Durable Threads and the Mono-Thread Pattern
Instead of creating fragmented, short-lived chat sessions, users should adopt the 'mono-thread' pattern. By leveraging advanced context compaction, users can maintain long-running, durable threads for specific workstreams. This prevents the loss of context and eliminates the overhead of managing multiple disparate chat logs. The goal is to treat these threads as persistent workspaces that accumulate project-specific knowledge over time.
Voice as a Steering Mechanism
Voice interaction is not merely a speed optimization; it fundamentally changes the relationship with the agent. Providing 'messy', unpolished thoughts allows the model to assist in clarifying complex ideas and trade-offs. Furthermore, voice enables real-time steering—the ability to update prompts and constraints while the agent is actively working—allowing for a parallel, collaborative workflow rather than a brittle, stop-and-start prompt-response cycle.

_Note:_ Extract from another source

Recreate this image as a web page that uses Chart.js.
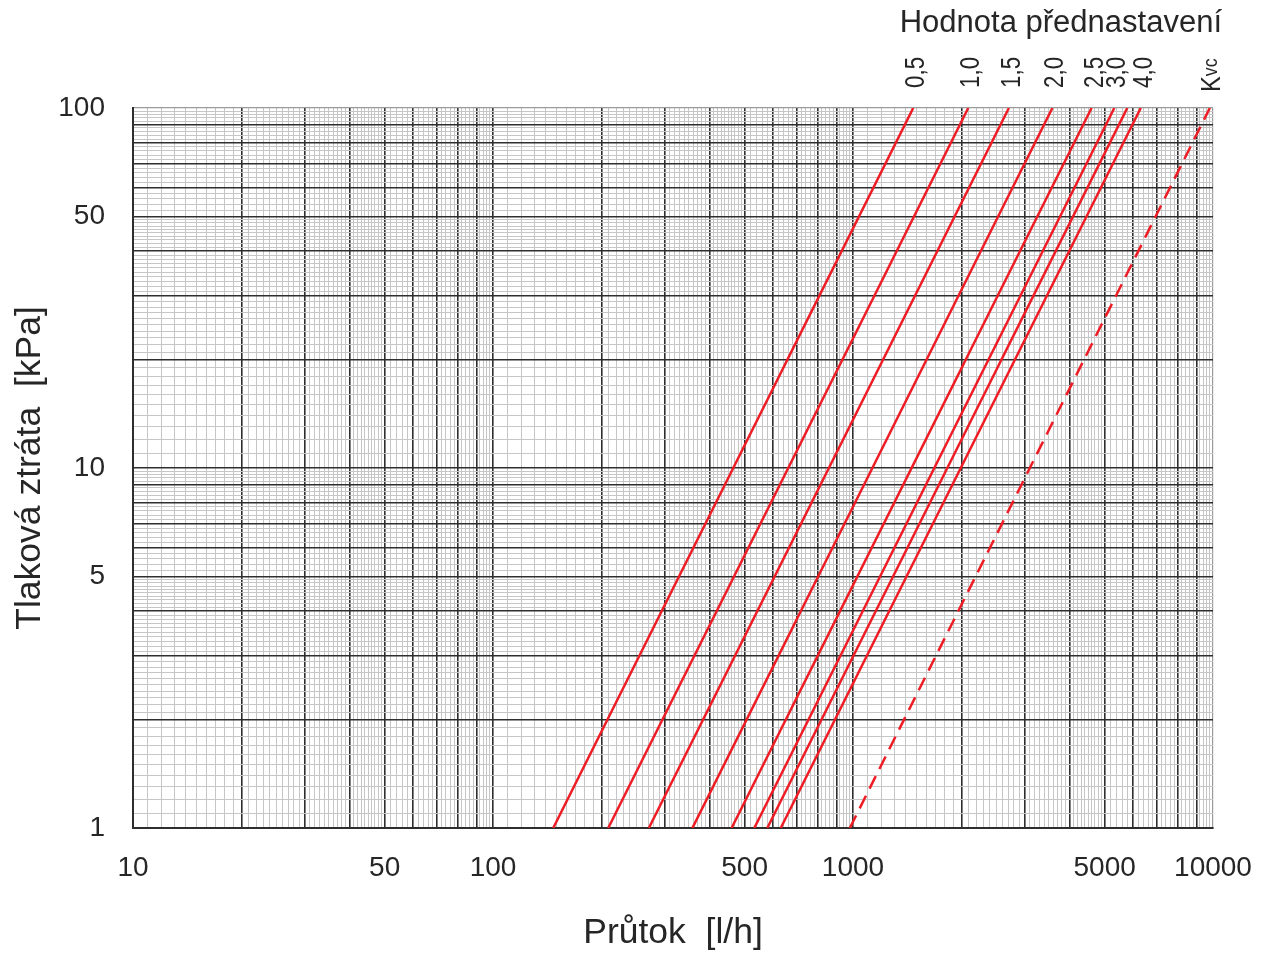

Externalizing Memory into Structured Vaults
While native AI memory features are useful for stable preferences, they are insufficient for complex project management. Users should implement an external 'vault'—such as a local Obsidian file system—to store structured knowledge. By instructing the agent to serialize key decisions, open loops, and project states into markdown files, users ensure that valuable context survives even if a thread is archived or compacted. This transforms the agent from a conversationalist into a worker reading from a shared, durable notebook.
Security and Agentic Risk
Recent research, such as the Mythos Preview, highlights a new class of risk: models capable of synthesizing multi-step exploit chains and generating functional proofs. Unlike previous models that merely identified potential bugs, these agents act as senior researchers, refining their own exploits. This necessitates a shift in how organizations approach security, moving from simple bug detection to managing the operational risks of agent-generated code.